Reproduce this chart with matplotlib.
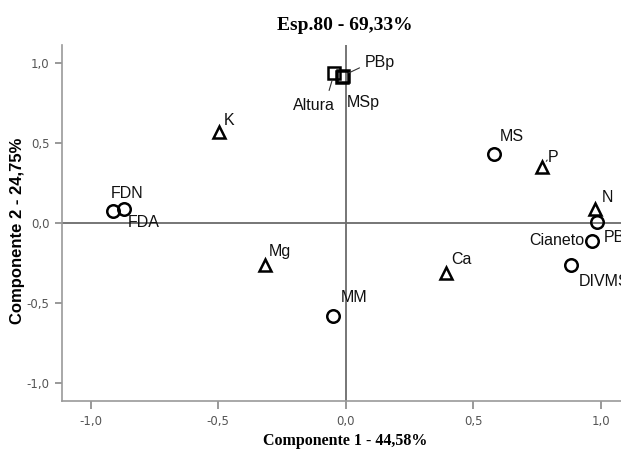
import matplotlib.pyplot as plt

# loadings of each variable on the two components
names = ['Altura', 'MSp', 'PBp', 'K', 'FDN', 'FDA', 'Mg', 'MM', 'Ca',
         'MS', 'P', 'N', 'PB', 'Cianeto', 'DIVMS']
comp1 = [-0.045, -0.015, -0.012, -0.496, -0.912, -0.869, -0.316, -0.049, 0.394,
         0.582, 0.771, 0.980, 0.986, 0.967, 0.882]
comp2 = [0.935, 0.915, 0.920, 0.570, 0.075, 0.088, -0.260, -0.580, -0.310,
         0.430, 0.350, 0.085, 0.005, -0.110, -0.260]
kind = ['s', 's', 's', '^', 'o', 'o', '^', 'o', '^',
        'o', '^', '^', 'o', 'o', 'o']

# label placement (offset in pixels, alignment)
label_pos = {
    'Altura': (1, -32, 'right'), 'MSp': (5, -26, 'left'), 'PBp': (22, 13, 'left'),
    'K': (5, 11, 'left'), 'FDN': (-2, 18, 'left'), 'FDA': (4, -14, 'left'),
    'Mg': (4, 13, 'left'), 'MM': (8, 18, 'left'), 'Ca': (5, 13, 'left'),
    'MS': (6, 18, 'left'), 'P': (6, 10, 'left'), 'N': (6, 12, 'left'),
    'PB': (7, -15, 'left'), 'Cianeto': (-8, 0, 'right'), 'DIVMS': (8, -17, 'left'),
}
leaders = {'PBp': (17, 8), 'Altura': (-5, -17), 'P': (5, 7)}

fig = plt.figure(figsize=(6.21, 4.51), dpi=100)
ax = fig.add_axes([62 / 621, 50 / 451, 1 - 62 / 621, 356 / 451])

ax.axhline(0, color='#6b6b6b', lw=1.3, zorder=1)
ax.axvline(0, color='#6b6b6b', lw=1.3, zorder=1)

for n, x, y, m in zip(names, comp1, comp2, kind):
    ms = 9 if m == 'o' else 8.5
    ax.plot(x, y, m, ms=ms, mfc='none', mec='black', mew=1.8, zorder=3)
    dx, dy, ha = label_pos[n]
    ax.annotate(n, (x, y), xytext=(dx, dy), textcoords='offset pixels',
                ha=ha, va='center', fontsize=11.5, family='Liberation Sans',
                color='#111111', annotation_clip=False)
    if n in leaders:
        lx, ly = leaders[n]
        ax.annotate('', (x, y), xytext=(lx, ly), textcoords='offset pixels',
                    arrowprops=dict(arrowstyle='-', color='#333333', lw=0.8,
                                    shrinkA=0, shrinkB=5))

ax.set_xlim(-1.112, 1.08)
ax.set_ylim(-1.113, 1.113)
ax.set_xticks([-1.0, -0.5, 0.0, 0.5, 1.0])
ax.set_yticks([-1.0, -0.5, 0.0, 0.5, 1.0])
ax.set_xticklabels(['-1,0', '-0,5', '0,0', '0,5', '1,0'])
ax.set_yticklabels(['-1,0', '-0,5', '0,0', '0,5', '1,0'])
ax.tick_params(colors='#888888', labelcolor='#555555', labelsize=8.5,
               length=5, width=1.2, direction='out', pad=4)
ax.tick_params(axis='x', length=6)
for s in ['top', 'right']:
    ax.spines[s].set_visible(False)
for s in ['left', 'bottom']:
    ax.spines[s].set_color('#999999')
    ax.spines[s].set_linewidth(1.2)

ax.set_xlabel('Componente 1 - 44,58%', family='Liberation Serif',
              fontweight='bold', fontsize=11.5)
ax.xaxis.set_label_coords((345 - 62) / 559, -40 / 356)
ax.xaxis.label.set_va('center')
ax.set_ylabel('Componente 2 - 24,75%', family='Liberation Sans',
              fontweight='bold', fontsize=12)
ax.yaxis.set_label_coords(-44 / 559, (401 - 231) / 356)
ax.yaxis.label.set_va('center')
fig.text(345 / 621, 1 - 25 / 451, 'Esp.80 - 69,33%', family='Liberation Serif',
         fontweight='bold', fontsize=14, ha='center', va='center')

fig.savefig('out.png', dpi=100)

──────────────────────────────

> **EXERCISE GOAL**:
Output exactly the span of lines from the top of the listing through the line holding "ax.axvline(0, color='#6b6b6b', lw=1.3, zorder=1)", and leave every picture out.

> **EXERCISE RESULT**:
Reproduce this chart with matplotlib.
import matplotlib.pyplot as plt

# loadings of each variable on the two components
names = ['Altura', 'MSp', 'PBp', 'K', 'FDN', 'FDA', 'Mg', 'MM', 'Ca',
         'MS', 'P', 'N', 'PB', 'Cianeto', 'DIVMS']
comp1 = [-0.045, -0.015, -0.012, -0.496, -0.912, -0.869, -0.316, -0.049, 0.394,
         0.582, 0.771, 0.980, 0.986, 0.967, 0.882]
comp2 = [0.935, 0.915, 0.920, 0.570, 0.075, 0.088, -0.260, -0.580, -0.310,
         0.430, 0.350, 0.085, 0.005, -0.110, -0.260]
kind = ['s', 's', 's', '^', 'o', 'o', '^', 'o', '^',
        'o', '^', '^', 'o', 'o', 'o']

# label placement (offset in pixels, alignment)
label_pos = {
    'Altura': (1, -32, 'right'), 'MSp': (5, -26, 'left'), 'PBp': (22, 13, 'left'),
    'K': (5, 11, 'left'), 'FDN': (-2, 18, 'left'), 'FDA': (4, -14, 'left'),
    'Mg': (4, 13, 'left'), 'MM': (8, 18, 'left'), 'Ca': (5, 13, 'left'),
    'MS': (6, 18, 'left'), 'P': (6, 10, 'left'), 'N': (6, 12, 'left'),
    'PB': (7, -15, 'left'), 'Cianeto': (-8, 0, 'right'), 'DIVMS': (8, -17, 'left'),
}
leaders = {'PBp': (17, 8), 'Altura': (-5, -17), 'P': (5, 7)}

fig = plt.figure(figsize=(6.21, 4.51), dpi=100)
ax = fig.add_axes([62 / 621, 50 / 451, 1 - 62 / 621, 356 / 451])

ax.axhline(0, color='#6b6b6b', lw=1.3, zorder=1)
ax.axvline(0, color='#6b6b6b', lw=1.3, zorder=1)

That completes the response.